Sebagai informasi, pemerintah berencana memberlakukan trade remedies serta menaikkan tarif bea masuk terhadap barang-barang dari China untuk mengantisipasi banjir produk impor dari Negeri Panda.
Menurut Ketua Umum Gabungan Importir Nasional Seluruh Indonesia (GINSI) Subandi, strategi tersebut justru berisiko menambah kelesuan industri dalam negeri yang dinilai perlu dihidupkan kembali setelah mati suri akibat dihantam pandemi Covid-19.
"Antisipasi pemerintah lewat trade remedies dan menaikkan tarif masuk menurut saya jangan langsung dihantam seperti itu, karena industri dalam negeri masih lesu. Kalau bea masuk mahal, akhirnya pelaku usaha tidak sanggup melakukan pembelian untuk keperluan industri. Akibatnya, industri tidak jalan, karyawan tidak kerja, dan daya beli masyarakat semakin lesu," ujar Subandio kepada Bisnis, Selasa (29/9/2020).
Menurut Subandi, langkah antisipasi yang dimiliki pemerintah dapat disesuaikan dengan keperluan industri dalam negeri.
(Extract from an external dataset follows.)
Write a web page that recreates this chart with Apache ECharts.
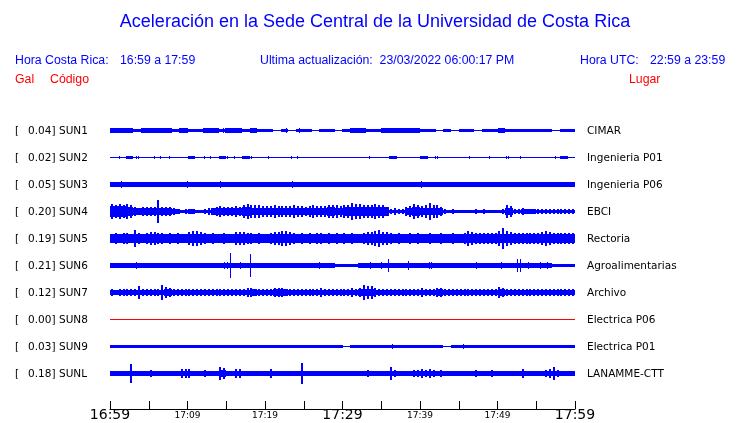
<!DOCTYPE html>
<html><head><meta charset="utf-8">
<script src="https://cdn.jsdelivr.net/npm/echarts@6/dist/echarts.min.js"></script>
<style>html,body{margin:0;padding:0;background:#fff}#c{width:740px;height:423px}</style>
</head><body><div id="c"></div>
<script>
// ---- data ----
const stations = ['SUN1','SUN2','SUN3','SUN4','SUN5','SUN6','SUN7','SUN8','SUN9','SUNL'];
const places = ['CIMAR','Ingenieria P01','Ingenieria P06','EBCI','Rectoria','Agroalimentarias','Archivo','Electrica P06','Electrica P01','LANAMME-CTT'];
const peakGal = ['0.04','0.02','0.05','0.20','0.19','0.21','0.12','0.00','0.03','0.18'];
const timeLabels = {0:'16:59',10:'17:09',20:'17:19',30:'17:29',40:'17:39',50:'17:49',60:'17:59'};

// solid core half-amplitude (Gal) per minute, minute 0 = 16:59
const baseSUN1 = [.03,.03,.03,.015,.03,.03,.028,.028,.025,.03,.018,.025,.03,.03,.025,.032,.028,.025,.028,.025,
  .012,.008,.018,.008,.018,.01,.008,.018,.015,.008,.018,.03,.03,.018,.02,.03,.032,.03,.028,.03,
  .025,.015,.008,.015,.008,.012,.015,.008,.012,.025,.028,.025,.018,.018,.02,.015,.018,.008,.012,.025];
const baseSUN2 = [.004,.004,.015,.004,.004,.004,.004,.004,.004,.004,.012,.004,.004,.004,.018,.004,.004,.015,.004,.004,
  .004,.004,.004,.004,.004,.004,.004,.004,.004,.004,.004,.004,.004,.004,.004,.004,.012,.004,.004,.004,
  .015,.004,.004,.004,.004,.004,.004,.004,.004,.004,.004,.004,.004,.004,.004,.004,.004,.004,.015,.004];
const baseSUN3 = [.03,.03,.03,.032,.03,.03,.03,.03,.03,.03,.032,.03,.03,.03,.032,.03,.03,.03,.03,.03,
  .03,.03,.03,.03,.03,.03,.03,.03,.03,.03,.03,.03,.03,.03,.03,.03,.03,.03,.03,.03,
  .032,.03,.03,.03,.03,.03,.03,.03,.03,.03,.03,.03,.03,.03,.03,.03,.03,.03,.03,.03];
const baseSUN4 = [.085,.09,.08,.055,.05,.055,.05,.05,.045,.022,.03,.022,.022,.05,.055,.06,.055,.065,.06,.06,
  .06,.055,.06,.06,.06,.055,.06,.06,.065,.06,.07,.08,.075,.07,.07,.065,.025,.025,.055,.065,
  .06,.06,.05,.022,.022,.022,.022,.022,.022,.022,.022,.055,.025,.03,.03,.025,.025,.025,.025,.025];
const baseSUN5 = [.065,.065,.065,.065,.065,.065,.065,.065,.065,.065,.08,.08,.065,.065,.065,.065,.075,.075,.065,.065,
  .065,.08,.08,.065,.065,.065,.065,.065,.065,.065,.065,.065,.065,.08,.08,.08,.065,.065,.065,.065,
  .065,.065,.065,.065,.065,.065,.08,.065,.065,.065,.08,.08,.065,.065,.065,.065,.08,.065,.065,.065];
const baseSUN6 = [.03,.03,.03,.03,.03,.03,.03,.03,.03,.03,.03,.03,.03,.03,.03,.033,.03,.03,.03,.03,
  .03,.03,.03,.03,.03,.03,.03,.03,.03,.018,.022,.022,.03,.03,.03,.03,.03,.03,.03,.03,
  .03,.03,.03,.03,.03,.03,.03,.03,.03,.03,.03,.03,.03,.03,.03,.03,.03,.018,.025,.025];
const baseSUN7 = [.042,.042,.042,.042,.045,.045,.042,.06,.042,.042,.042,.042,.042,.042,.042,.042,.042,.045,.05,.042,
  .042,.055,.05,.042,.042,.042,.042,.045,.042,.042,.045,.045,.06,.06,.045,.042,.042,.042,.042,.042,
  .045,.042,.05,.042,.042,.042,.042,.042,.042,.042,.05,.042,.042,.042,.042,.042,.042,.042,.042,.042];
const baseSUN8 = [0,0,0,0,0,0,0,0,0,0,0,0,0,0,0,0,0,0,0,0,0,0,0,0,0,0,0,0,0,0,
  0,0,0,0,0,0,0,0,0,0,0,0,0,0,0,0,0,0,0,0,0,0,0,0,0,0,0,0,0,0];
const baseSUN9 = [.025,.025,.025,.025,.025,.025,.025,.025,.025,.025,.025,.025,.025,.025,.025,.025,.025,.025,.025,.025,
  .025,.02,.015,.02,.012,.02,.015,.02,.02,.012,.008,.02,.022,.02,.022,.022,.02,.015,.022,.02,
  .022,.02,.012,.008,.02,.022,.02,.022,.015,.02,.012,.022,.02,.015,.02,.012,.02,.022,.02,.022];
const baseSUNL = [.03,.03,.03,.03,.03,.032,.03,.03,.03,.045,.04,.03,.032,.03,.05,.03,.045,.03,.03,.03,
  .03,.03,.03,.03,.03,.03,.03,.03,.03,.03,.03,.03,.03,.035,.03,.03,.035,.03,.03,.035,
  .045,.035,.03,.03,.03,.03,.03,.03,.03,.03,.03,.03,.03,.035,.03,.03,.035,.045,.03,.03];

// peak excursion (Gal) in each half minute
const fringeSUN4 = [.12,.1,.13,.11,.13,.1,.07,.06,.08,.065,.07,.065,.2,.07,.07,.065,.06,.035,.025,.03,
  .04,.04,.025,.025,.03,.06,.06,.07,.09,.075,.08,.07,.09,.08,.1,.13,.11,.1,.1,.09,
  .09,.085,.1,.09,.085,.09,.09,.1,.09,.085,.08,.09,.1,.09,.085,.09,.1,.11,.11,.09,
  .1,.11,.15,.12,.13,.11,.11,.1,.12,.1,.1,.07,.035,.05,.03,.04,.08,.09,.12,.1,
  .09,.1,.14,.1,.1,.07,.03,.025,.04,.025,.025,.025,.025,.025,.035,.025,.04,.025,.025,.025,
  .025,.03,.1,.09,.04,.03,.05,.045,.045,.04,.03,.035,.03,.04,.04,.03,.03,.03,.03,.03];
const fringeSUN5 = [.08,.085,.08,.09,.085,.08,.15,.09,.08,.085,.11,.1,.09,.085,.08,.085,.08,.085,.075,.08,
  .1,.13,.12,.1,.09,.08,.085,.08,.08,.085,.075,.08,.1,.11,.1,.09,.085,.08,.085,.08,
  .08,.085,.1,.11,.13,.12,.1,.085,.08,.085,.08,.085,.08,.085,.09,.08,.085,.08,.085,.08,
  .085,.08,.085,.08,.08,.085,.1,.11,.12,.15,.11,.1,.085,.08,.085,.08,.08,.085,.08,.085,
  .08,.08,.085,.08,.08,.085,.08,.08,.085,.08,.08,.085,.13,.11,.09,.085,.085,.085,.085,.09,
  .12,.19,.13,.1,.085,.09,.085,.085,.09,.085,.085,.11,.13,.11,.095,.085,.09,.085,.085,.085];
const fringeSUN7 = [.05,.045,.055,.05,.05,.05,.055,.11,.06,.055,.06,.055,.055,.12,.09,.07,.055,.05,.05,.05,
  .05,.055,.055,.05,.05,.05,.05,.055,.05,.05,.05,.05,.055,.05,.06,.065,.065,.06,.055,.05,
  .05,.055,.075,.07,.065,.055,.05,.05,.055,.05,.05,.05,.05,.055,.07,.06,.05,.05,.05,.055,
  .06,.055,.065,.06,.075,.12,.1,.1,.07,.06,.055,.055,.055,.05,.06,.055,.055,.05,.05,.055,
  .065,.06,.055,.05,.065,.07,.055,.05,.05,.05,.055,.05,.05,.05,.055,.05,.05,.05,.05,.055,
  .09,.065,.05,.05,.055,.05,.05,.05,.055,.05,.05,.05,.05,.055,.055,.05,.05,.05,.055,.05];
const fringeSUNL = [.03,.035,.04,.035,.035,.17,.04,.035,.04,.035,.055,.04,.035,.035,.04,.045,.035,.035,.08,.07,
  .07,.045,.035,.04,.055,.04,.035,.04,.1,.09,.04,.035,.07,.07,.035,.035,.035,.04,.035,.04,
  .04,.065,.035,.035,.035,.035,.035,.04,.035,.18,.035,.035,.045,.035,.035,.035,.045,.035,.035,.035,
  .035,.035,.035,.04,.035,.04,.05,.045,.035,.035,.04,.035,.1,.05,.04,.035,.035,.035,.05,.055,
  .07,.06,.08,.05,.04,.055,.035,.04,.035,.035,.04,.035,.04,.045,.05,.04,.04,.045,.05,.04,
  .04,.035,.04,.035,.035,.04,.065,.045,.035,.035,.04,.035,.055,.065,.11,.06,.04,.035,.035,.035];

// isolated peaks: [minute, half-amplitude Gal]
const spikesSUN1 = [[9.0,.045],[14.6,.04],[14.9,.045],[15.2,.04],[36.2,.04],[22.8,.03],[24.4,.03],[27.5,.025],[30.0,.025],[33.8,.025],[45.6,.02],[53.8,.025],[55.8,.025],[59.3,.025]];
const spikesSUN2 = [[1.2,.015],[3.4,.015],[3.7,.012],[5.8,.01],[6.5,.01],[7.7,.015],[12.2,.012],[13.0,.012],[15.2,.012],[16.0,.015],[18.2,.012],[20.5,.012],[23.4,.012],[24.2,.01],[33.5,.015],[42.0,.012],[42.3,.015],[46.4,.012],[49.0,.01],[51.1,.012],[51.4,.015],[53.0,.01],[57.5,.01],[58.1,.012],[59.0,.02]];
const spikesSUN3 = [[1.5,.05],[2.5,.045],[3.4,.045],[7.0,.04],[10.0,.05],[12.2,.04],[12.6,.045],[13.5,.04],[14.2,.05],[16.0,.04],[17.4,.04],[20.5,.04],[23.6,.05],[32.3,.045],[33.5,.045],[40.2,.05],[41.5,.04],[42.3,.045],[46.4,.04],[49.0,.045],[52.0,.045],[58.2,.04]];
const spikesSUN4 = [];
const spikesSUN5 = [];
const spikesSUN6 = [[3.4,.05],[5.8,.045],[7.0,.045],[7.3,.045],[9.5,.04],[10.0,.045],[11.0,.04],[12.4,.045],[14.8,.06],[15.1,.06],[15.5,.21],[16.8,.05],[18.1,.2],[19.5,.045],[22.0,.045],[23.4,.045],[24.3,.045],[26.5,.045],[27.0,.05],[28.0,.045],[33.6,.05],[35.0,.06],[35.9,.1],[38.5,.065],[41.2,.06],[41.5,.06],[47.3,.05],[50.5,.05],[52.6,.1],[53.0,.1],[54.0,.05],[55.5,.05],[56.4,.05]];
const spikesSUN7 = [];
const spikesSUN8 = [];
const spikesSUN9 = [[45.6,.03],[36.5,.028]];
const spikesSUNL = [];

const bases = [baseSUN1,baseSUN2,baseSUN3,baseSUN4,baseSUN5,baseSUN6,baseSUN7,baseSUN8,baseSUN9,baseSUNL];
const fringes = [[],[],[],fringeSUN4,fringeSUN5,[],fringeSUN7,[],[],fringeSUNL];
const spikes = [spikesSUN1,spikesSUN2,spikesSUN3,spikesSUN4,spikesSUN5,spikesSUN6,spikesSUN7,spikesSUN8,spikesSUN9,spikesSUNL];

// ---- drawing ----
const GAL_PER_SLOT = 0.49;
const K = 1 / GAL_PER_SLOT;
const chart = echarts.init(document.getElementById('c'), null, {renderer: 'canvas'});

function renderBand(params, api) {
  const m = api.value(0), a = api.value(1), c = api.value(2);
  const pL = api.coord([m, c]), pR = api.coord([m + 1, c]);
  const ah = api.size([0, a * K])[1];
  const x0 = Math.round(pL[0]), x1 = Math.round(pR[0]);
  const top = Math.round(pL[1] - 0.5 - ah), bot = Math.round(pL[1] + 0.5 + ah);
  return {type: 'rect', shape: {x: x0, y: top, width: x1 - x0, height: Math.max(1, bot - top)},
    style: {fill: api.visual('color')}};
}
function makeSpikeRenderer(w) {
  return function (params, api) {
    const m = api.value(0), a = api.value(1), c = api.value(2);
    const p = api.coord([m, c]);
    const ah = api.size([0, a * K])[1];
    const top = Math.round(p[1] - 0.5 - ah), bot = Math.round(p[1] + 0.5 + ah);
    return {type: 'rect', shape: {x: Math.round(p[0] - w / 2), y: top, width: w, height: bot - top},
      style: {fill: api.visual('color')}};
  };
}
const lblFont = '10.5px "DejaVu Sans"';
function renderLabels(params, api) {
  const k = api.value(0);
  const p = api.coord([0, -k]);
  const y = p[1] + 0.5;
  const mk = (x, text) => ({type: 'text', x: x, y: y,
    style: {text: text, fill: '#000', font: lblFont, align: 'left', verticalAlign: 'middle'}});
  return {type: 'group', children: [
    mk(15, '['), mk(28, peakGal[k] + ']'), mk(59, stations[k]), mk(587, places[k])
  ]};
}

const series = [];
stations.forEach((s, k) => {
  const col = s === 'SUN8' ? '#ff0000' : '#0000ff';
  series.push({type: 'custom', name: s + ' band', renderItem: renderBand, itemStyle: {color: col},
    data: bases[k].map((a, m) => [m, a, -k]), silent: true, animation: false});
  series.push({type: 'custom', name: s + ' fringe', renderItem: makeSpikeRenderer(2), itemStyle: {color: col},
    data: fringes[k].map((a, i) => [i * 0.5 + 0.25, a, -k]), silent: true, animation: false});
  series.push({type: 'custom', name: s + ' peaks', renderItem: makeSpikeRenderer(1), itemStyle: {color: col},
    data: spikes[k].map(d => [d[0], d[1], -k]), silent: true, animation: false});
});
series.push({type: 'custom', name: 'labels', renderItem: renderLabels, clip: false,
  data: stations.map((s, k) => [k]), silent: true, animation: false});

const hdrFont = '12.3px "Liberation Sans"';
const hdr = (x, y, text, fill) => ({type: 'text', x: x, y: y,
  style: {text: text, fill: fill, font: hdrFont, align: 'left', verticalAlign: 'middle'}});

chart.setOption({
  animation: false,
  grid: {left: 110, right: 165, top: 117, height: 292},
  xAxis: {type: 'value', min: 0, max: 60, interval: 5,
    axisLine: {show: true, onZero: false, lineStyle: {color: '#000', width: 1}},
    axisTick: {show: true, inside: true, length: 8, lineStyle: {color: '#000'}},
    splitLine: {show: false},
    axisLabel: {margin: 6.5, verticalAlign: 'middle', color: '#000', fontFamily: 'DejaVu Sans',
      formatter: v => {
        const t = timeLabels[v];
        if (t === undefined) return '';
        return v % 30 === 0 ? '{b|' + t + '}' : '{s|' + t + '}';
      },
      rich: {b: {fontSize: 14, fontFamily: 'DejaVu Sans', color: '#000'},
             s: {fontSize: 9, fontFamily: 'DejaVu Sans', color: '#000'}}}},
  yAxis: {type: 'value', min: -10.315, max: 0.5, show: false},
  graphic: [
    {type: 'text', x: 375, y: 22, style: {text: 'Aceleración en la Sede Central de la Universidad de Costa Rica',
      fill: '#0000ff', font: '18px "Liberation Sans"', align: 'center', verticalAlign: 'middle'}},
    hdr(15, 61, 'Hora Costa Rica:', '#0000ff'),
    hdr(120, 61, '16:59 a 17:59', '#0000ff'),
    hdr(260, 61, 'Ultima actualización:  23/03/2022 06:00:17 PM', '#0000ff'),
    hdr(580, 61, 'Hora UTC:', '#0000ff'),
    hdr(650, 61, '22:59 a 23:59', '#0000ff'),
    hdr(15, 80, 'Gal', '#ff0000'),
    hdr(50, 80, 'Código', '#ff0000'),
    hdr(629, 80, 'Lugar', '#ff0000')
  ],
  series: series
});
</script></body></html>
Dengan demikian, tidak terjadi pembatasan terhadap industri dalam negeri untuk berproduksi akibat pasokan bahan baku impor yang terbatas.
Terlebih, lanjutnya, bahan baku di industri Tanah Air saat ini masih didominasi oleh komoditas asal China, yakni mencapai 80 persen, terutama untuk komoditas besi bahan baku baja.
Baca Juga
Kemudian, untuk barang modal seperti mesin dan peralatan lain yang digunakan digunakan untuk menghasilkan produk, pelaku industri dalam negeri dianggap masih bergantung kepada China. Pasalnya, barang modal yang memiliki harga terjangkau bagi pelaku industri lokal berasal dari China.
Dia berharap pemerintah tidak menerapkan bea masuk yang tinggi untuk produk impor China untuk mengakomodasi keperluan industri dalam negeri yang belum berjalan secara maksimal.
"Tentu nanti secara perlahan silakan diatur secara ketat ketika pelaku usaha dalam negeri tidak kesulitan mendapatkan pasokan barang. Jangan nanti ujung-ujungnya yang dibebani adalah masyarakat. Sementara, daya beli lagi turun," ujarnya.
Adapun, upaya pemerintah untuk menahan banjir impor melalui kenaikan tarif bea masuk dinilai bakal meningkatkan biaya produksi dan harga jual, sehingga barang-barang yang dijual di pasaran tidak laku.
"Dengan demikian, nanti yang terhantam dua-duanya. Industri terhantam, masyarakat juga terhantam," kata Subandi.
Selain itu, pertumbuhan laba industri di China tidak serta merta membuat importir Tanah Air membeli produk China secara besar-besaran. Menurutnya, terdapat risiko tidak signifikannya dampak barang-barang impor tersebut terhadap perekonomian RI di tengah lesunya pasar.
Hanya saja, lanjut Subandi, ketika industri dalam negeri tidak mampu menyuplai keperluan barang baku atau barang modal untuk sektor industri, maka tidak ada pilihan lain yang bisa diambil selain impor.
"Satu hal yang juga harus diperhatikan oleh Kementerian Perindustrian dan Kementerian Perdagangan; untuk bahan baku atau barang jadi yang diproduksi di Indonesia, apakah harganya bisa bersaing dengan produk dari China?"